Black History Month: Celebrating Afro-Latina Celia Cruz

It's Black history month, so what better time to highlight some of the Afro-Latinas who have made our world a better place? We'll be highlighting who make a difference in our lives and have represented their African and Latino heritage with pride and love.

First up is the legendary Celia Cruz! This cubana got her start in a working class neighborhood in Havana, Cuba as one of 14 children and started singing on the radio when she was still just a teenager. But in 1950 Celia got her first big break, landing the gig as lead singer for legendary Cuban oquestra Sonora Matancera. But in 1959 she and her husband Pedro Knight refused to return to Cuba after Fidel Castro came in to power and she moved permanently to the United States.

The rest, as they say, is history. Over the years Celia Cruz worked her tail off as the lead singer for some of the best Latin bands in the world, more than earning one of her many nicknames: The Queen of Salsa.

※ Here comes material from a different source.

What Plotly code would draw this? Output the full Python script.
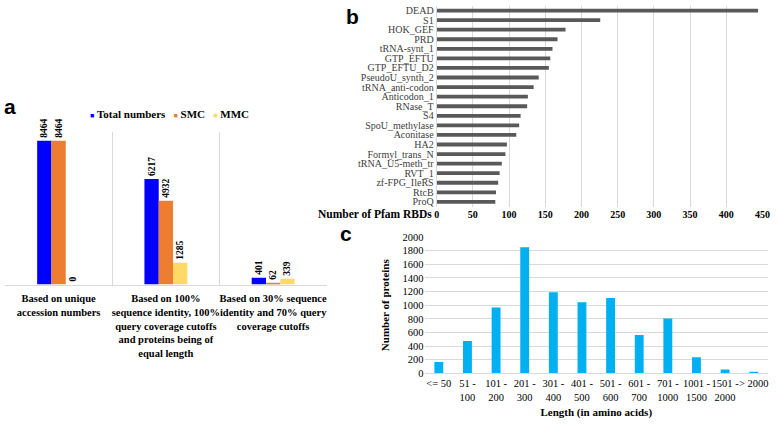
import plotly.graph_objects as go

W, H = 778, 427

# ---------- data ----------
a_categories = [
    "Based on unique<br>accession numbers",
    "Based on 100%<br>sequence identity, 100%<br>query coverage cutoffs<br>and proteins being of<br>equal length",
    "Based on 30% sequence<br>identity and 70% query<br>coverage cutoffs",
]
a_series = ["Total numbers", "SMC", "MMC"]
a_total = [8464, 6217, 401]
a_smc = [8464, 4932, 62]
a_mmc = [0, 1285, 339]

b_domains = ["DEAD", "S1", "HOK_GEF", "PRD", "tRNA-synt_1", "GTP_EFTU", "GTP_EFTU_D2",
             "PseudoU_synth_2", "tRNA_anti-codon", "Anticodon_1", "RNase_T", "S4",
             "SpoU_methylase", "Aconitase", "HA2", "Formyl_trans_N", "tRNA_U5-meth_tr",
             "RVT_1", "zf-FPG_IleRS", "RtcB", "ProQ"]
b_counts = [444, 226, 178, 167, 160, 157, 155, 141, 134, 126, 125, 116, 114, 110,
            97, 95, 90, 87, 85, 82, 81]

c_lengths = ["&lt;= 50", "51 -<br>100", "101 -<br>200", "201 -<br>300", "301 -<br>400",
             "401 -<br>500", "501 -<br>600", "601 -<br>700", "701 -<br>1000",
             "1001 -<br>1500", "1501 -<br>2000", "&gt; 2000"]
c_counts = [165, 474, 965, 1850, 1190, 1043, 1105, 563, 805, 235, 55, 22]


def px_x(x):
    return x / W


def px_y(y):
    return 1 - y / H


SERIF = "Liberation Serif"
SANS = "Liberation Sans"
GRID = "#d9d9d9"
A_COLORS = ["#0000ff", "#ed7d31", "#ffd966"]

fig = go.Figure()

# ---------- panel a ----------
lbl_font = dict(family=SERIF, size=9.5, color="black")
for name, vals, col in zip(a_series, [a_total, a_smc, a_mmc], A_COLORS):
    fig.add_trace(go.Bar(
        x=a_categories, y=vals, name=name, marker=dict(color=col, line=dict(width=0)),
        text=[f"<b>{v}</b>" for v in vals], textposition="outside", textangle=-90,
        constraintext="none", outsidetextfont=lbl_font, cliponaxis=False,
        showlegend=False, xaxis="x", yaxis="y",
    ))

legend_text = "&nbsp;&nbsp;&nbsp;".join(
    f'<span style="color:{c};font-size:7px">■</span> <b>{n}</b>'
    for n, c in zip(a_series, A_COLORS)
)

# ---------- panel b ----------
fig.add_trace(go.Bar(
    y=b_domains, x=b_counts, orientation="h", marker=dict(color="#595959", line=dict(width=0)),
    showlegend=False, xaxis="x2", yaxis="y2",
))

# ---------- panel c ----------
fig.add_trace(go.Bar(
    x=c_lengths, y=c_counts, marker=dict(color="#00b0f0", line=dict(width=0)),
    width=0.31, showlegend=False, xaxis="x3", yaxis="y3",
))

fig.update_layout(
    width=W, height=H,
    margin=dict(l=0, r=0, t=0, b=0),
    paper_bgcolor="white", plot_bgcolor="white",
    barmode="group", bargap=0.6, bargroupgap=0,
    font=dict(family=SERIF, color="black"),
    showlegend=False,
    # panel a axes
    xaxis=dict(domain=[px_x(2), px_x(328)], type="category", tickson="boundaries",
               showgrid=True, gridcolor=GRID, gridwidth=1, ticks="", showline=True,
               linecolor=GRID, mirror=False, zeroline=False, tickangle=0,
               ticklabelstandoff=4,
               tickprefix="<b>", ticksuffix="</b>",
               tickfont=dict(family=SERIF, size=10.5, color="black"), anchor="y"),
    yaxis=dict(domain=[px_y(287), px_y(130)], range=[0, 9000], showticklabels=False,
               showgrid=False, zeroline=False, showline=False, ticks="", anchor="x"),
    # panel b axes
    xaxis2=dict(domain=[px_x(439.3), px_x(769.3)], range=[0, 450], dtick=50,
                showgrid=True, gridcolor=GRID, gridwidth=1, ticks="", zeroline=False,
                showline=False, tickfont=dict(family=SERIF, size=10, color="black"),
                tickprefix="<b>", ticksuffix="</b>", anchor="y2"),
    yaxis2=dict(domain=[px_y(207), px_y(0.8)], autorange="reversed", type="category",
                tickmode="linear", dtick=1, tick0=0,
                ticks="", showline=True, linecolor=GRID, showgrid=False,
                tickfont=dict(family=SERIF, size=10, color="#404040"), anchor="x2"),
    # panel c axes
    xaxis3=dict(domain=[px_x(427), px_x(775)], type="category", ticks="", showline=True,
                linecolor=GRID, showgrid=False, tickangle=0,
                tickfont=dict(family=SERIF, size=10.5, color="black"),
                title=dict(text="<b>Length (in amino acids)</b>", standoff=6,
                           font=dict(family=SERIF, size=11, color="black")),
                anchor="y3"),
    yaxis3=dict(domain=[px_y(378), px_y(238.3)], range=[0, 2000], dtick=200,
                showgrid=True, gridcolor=GRID, gridwidth=1, ticks="", zeroline=False,
                showline=False, tickfont=dict(family=SERIF, size=10.5, color="black"),
                title=dict(text="<b>Number of proteins</b>", standoff=10,
                           font=dict(family=SERIF, size=11, color="black")),
                anchor="x3"),
    annotations=[
        dict(text=legend_text, x=px_x(86), y=px_y(112), xref="paper", yref="paper",
             xanchor="left", yanchor="middle", showarrow=False,
             font=dict(family=SERIF, size=11, color="black")),
        dict(text="<b>a</b>", x=px_x(-1), y=px_y(104), xref="paper", yref="paper",
             xanchor="left", yanchor="middle", showarrow=False,
             font=dict(family=SANS, size=21, color="black")),
        dict(text="<b>b</b>", x=px_x(345), y=px_y(12), xref="paper", yref="paper",
             xanchor="left", yanchor="middle", showarrow=False,
             font=dict(family=SANS, size=21, color="black")),
        dict(text="<b>c</b>", x=px_x(339), y=px_y(235), xref="paper", yref="paper",
             xanchor="left", yanchor="middle", showarrow=False,
             font=dict(family=SANS, size=21, color="black")),
        dict(text="<b>Number of Pfam RBDs</b>", x=px_x(437), y=px_y(215), xref="paper",
             yref="paper", xanchor="right", yanchor="middle", showarrow=False,
             font=dict(family=SERIF, size=11.5, color="black")),
    ],
)

fig.write_html("out.html", config={"displayModeBar": False},
               post_script="document.body.style.margin='0px';")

But it was her stint with the Fania All stars that really brought Celia Cruz to a worldwide audience. Though she recorded eight albums with timbalero Tito Puente in the late 60s and early 70s, they weren't as popular as expected. It was her partnership with Johnny Pacheco and Larry Harlow that really introduced the world to Celia as the "Azucar" shouting, crazy-heel wearing, fierce guarachera with a huge voice that we all know and love.

Cruz finally won her first Grammy award in 1990 for Best Tropical Latin Performance for her song with Ray Barretto, "Ritmo en el corazon" (of seven total in her career) and was awarded the National Medal of the Arts just four years later by President Bill Clinton. She passed away in 2003 of a cancerous brain tumor and was mourned by hundreds of thousands of people.

Recognizing her vital contributions to the Latino community and the musical landscape of the United States, the National Museum of American History (administered by the Smithsonian Institution) opened an exhibit called "¡Azúcar!" in 2005, celebrating the life and career of Celia Cruz.